**Given records:**
BEGIN

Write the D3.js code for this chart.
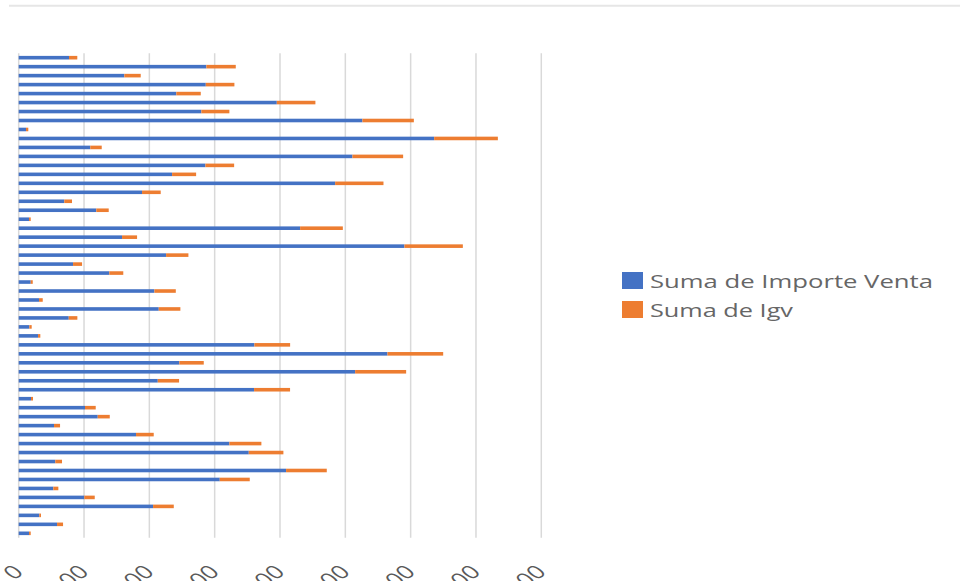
<!DOCTYPE html>
<html>
<head>
<meta charset="utf-8">
<script src="https://cdn.jsdelivr.net/npm/d3@7"></script>
<style>
  html, body { margin: 0; padding: 0; background: #ffffff; }
  svg { display: block; }
  text { font-family: "Open Sans", "Noto Sans", sans-serif; }
</style>
</head>
<body>
<svg id="chart" width="963" height="581"></svg>
<script>
// ---- data ----
const categories = d3.range(1, 55).map(i => "Fila " + i);
const importeVenta = [
  770, 2873, 1617, 2864, 2413, 3951, 2796, 5262, 112, 6360,
  1096, 5109, 2858, 2348, 4844, 1888, 698, 1188, 158, 4308,
  1582, 5905, 2256, 832, 1387, 184, 2077, 311, 2144, 766,
  162, 296, 3608, 5645, 2459, 5150, 2129, 3603, 188, 1015,
  1210, 541, 1796, 3225, 3522, 560, 4093, 3078, 530, 1005,
  2057, 315, 587, 158
];
const igv = [
  127, 450, 251, 438, 374, 591, 429, 787, 35, 975,
  175, 776, 440, 368, 740, 286, 118, 190, 26, 654,
  230, 894, 342, 138, 214, 31, 328, 57, 331, 132,
  37, 35, 547, 853, 374, 781, 326, 551, 31, 164,
  184, 92, 271, 490, 530, 103, 623, 459, 77, 159,
  317, 26, 92, 26
];
const tickValues = [0, 1000, 2000, 3000, 4000, 5000, 6000, 7000, 8000];
const seriesNames = ["Suma de Importe Venta", "Suma de Igv"];
const seriesColors = ["#4472C4", "#ED7D31"];

// ---- layout ----
const svg = d3.select("#chart");
const plot = { left: 18.7, right: 541.3, top: 53.2, bottom: 537.8 };

const x = d3.scaleLinear().domain([0, 8000]).range([plot.left, plot.right]);
const y = d3.scaleBand().domain(categories).range([plot.top, plot.bottom]).paddingInner(0.6).paddingOuter(0.3);

// top separator line
svg.append("line")
  .attr("x1", 9).attr("x2", 960).attr("y1", 5.7).attr("y2", 5.7)
  .attr("stroke", "#e6e6e6").attr("stroke-width", 2);

// gridlines
svg.append("g").selectAll("line").data(tickValues).join("line")
  .attr("x1", d => x(d)).attr("x2", d => x(d))
  .attr("y1", plot.top).attr("y2", plot.bottom)
  .attr("stroke", "#d9d9d9").attr("stroke-width", 1.5);

// stacked bars
const rows = categories.map((c, i) => ({ c, v: importeVenta[i], g: igv[i] }));
const barG = svg.append("g");
barG.selectAll("rect.venta").data(rows).join("rect")
  .attr("class", "venta")
  .attr("x", x(0))
  .attr("y", d => y(d.c))
  .attr("width", d => x(d.v) - x(0))
  .attr("height", y.bandwidth())
  .attr("fill", seriesColors[0]);
barG.selectAll("rect.igv").data(rows).join("rect")
  .attr("class", "igv")
  .attr("x", d => x(d.v))
  .attr("y", d => y(d.c))
  .attr("width", d => x(d.v + d.g) - x(d.v))
  .attr("height", y.bandwidth())
  .attr("fill", seriesColors[1]);

// x tick labels (rotated, partly cut by the bottom edge, as in the original)
svg.append("g").selectAll("text").data(tickValues).join("text")
  .attr("transform", d => `translate(${x(d) + 6},${573}) scale(1.35,1) rotate(-45)`)
  .attr("text-anchor", "end")
  .attr("font-size", 19)
  .attr("fill", "#595959")
  .text(d => d3.format("d")(d));

// legend
const legend = svg.append("g");
const legY = [272, 301];
const legW = [283, 143];
seriesNames.forEach((name, i) => {
  legend.append("rect")
    .attr("x", 622).attr("y", legY[i])
    .attr("width", 21).attr("height", 17)
    .attr("fill", seriesColors[i]);
  legend.append("text")
    .attr("x", 650).attr("y", legY[i] + 16)
    .attr("font-size", 18)
    .attr("fill", "#666666")
    .attr("textLength", legW[i])
    .attr("lengthAdjust", "spacingAndGlyphs")
    .text(name);
});
</script>
</body>
</html>
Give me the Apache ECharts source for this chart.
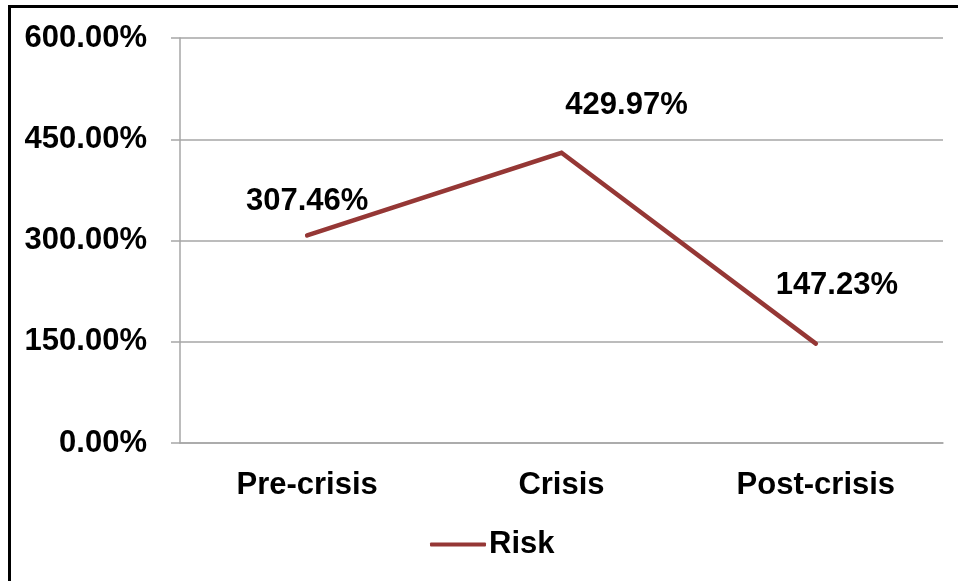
<!DOCTYPE html>
<html>
<head>
<meta charset="utf-8">
<script src="https://cdn.jsdelivr.net/npm/echarts@6/dist/echarts.min.js"></script>
<style>
  html, body { margin: 0; padding: 0; background: #fff; }
  #chart { width: 958px; height: 581px; }
</style>
</head>
<body>
<div id="chart"></div>
<script>
// Risk across the three periods
const categories = ['Pre-crisis', 'Crisis', 'Post-crisis'];
const riskValues = [307.46, 429.97, 147.23];
const yTicks = [0, 150, 300, 450, 600];
const seriesName = 'Risk';

// Hand-placed label offsets, as in the original chart layout
const labelOffsets = [[0, -18], [65, -32], [21, -43]];

const FONT = '"Liberation Sans", Arial, sans-serif';
const FONT_SIZE = 31;
const LINE_COLOR = '#953735';
const GRID_COLOR = '#a6a6a6';

const chart = echarts.init(document.getElementById('chart'), null, { renderer: 'canvas' });

chart.setOption({
  backgroundColor: '#fff',
  animation: false,
  textStyle: { fontFamily: FONT },
  grid: { left: 180, right: 15, top: 38, bottom: 138, containLabel: false },
  legend: {
    data: [{ name: seriesName, icon: 'roundRect' }],
    left: 425,
    top: 524,
    itemWidth: 56,
    itemHeight: 4,
    itemGap: 10,
    textStyle: { fontFamily: FONT, fontSize: FONT_SIZE, fontWeight: 'bold', color: '#000', padding: [0, 0, 0, -2] }
  },
  xAxis: {
    type: 'category',
    data: categories,
    boundaryGap: true,
    axisLine: { show: true, lineStyle: { color: GRID_COLOR, width: 1.5 } },
    axisTick: { show: false },
    axisLabel: { margin: 27, color: '#000', fontSize: FONT_SIZE, fontWeight: 'bold', fontFamily: FONT }
  },
  yAxis: {
    type: 'value',
    min: yTicks[0],
    max: yTicks[yTicks.length - 1],
    interval: yTicks[1] - yTicks[0],
    axisLine: { show: true, lineStyle: { color: GRID_COLOR, width: 1.5 } },
    axisTick: { show: true, length: 9, lineStyle: { color: GRID_COLOR, width: 1.5 } },
    splitLine: { show: true, lineStyle: { color: GRID_COLOR, width: 1.5 } },
    axisLabel: {
      margin: 33,
      color: '#000',
      fontSize: FONT_SIZE,
      fontWeight: 'bold',
      fontFamily: FONT,
      padding: [4, 0, 0, 0],
      formatter: v => v.toFixed(2) + '%'
    }
  },
  series: [{
    name: seriesName,
    type: 'line',
    data: riskValues.map((v, i) => ({
      value: v,
      label: { offset: labelOffsets[i] }
    })),
    symbol: 'circle',
    symbolSize: 0.1,
    lineStyle: { color: LINE_COLOR, width: 4.5, cap: 'round', join: 'miter' },
    itemStyle: { color: LINE_COLOR },
    label: {
      show: true,
      position: 'top',
      distance: 0,
      color: '#000',
      fontSize: FONT_SIZE,
      fontWeight: 'bold',
      fontFamily: FONT,
      formatter: p => p.value.toFixed(2) + '%'
    }
  }],
  graphic: [
    { type: 'rect', shape: { x: 8, y: 5, width: 3, height: 576 }, style: { fill: '#000' }, silent: true },
    { type: 'rect', shape: { x: 8, y: 5, width: 950, height: 3 }, style: { fill: '#000' }, silent: true }
  ]
});
</script>
</body>
</html>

END

Check all the records above and select each line where the string "this" is found.

Write the D3.js code for this chart.
Give me the Apache ECharts source for this chart.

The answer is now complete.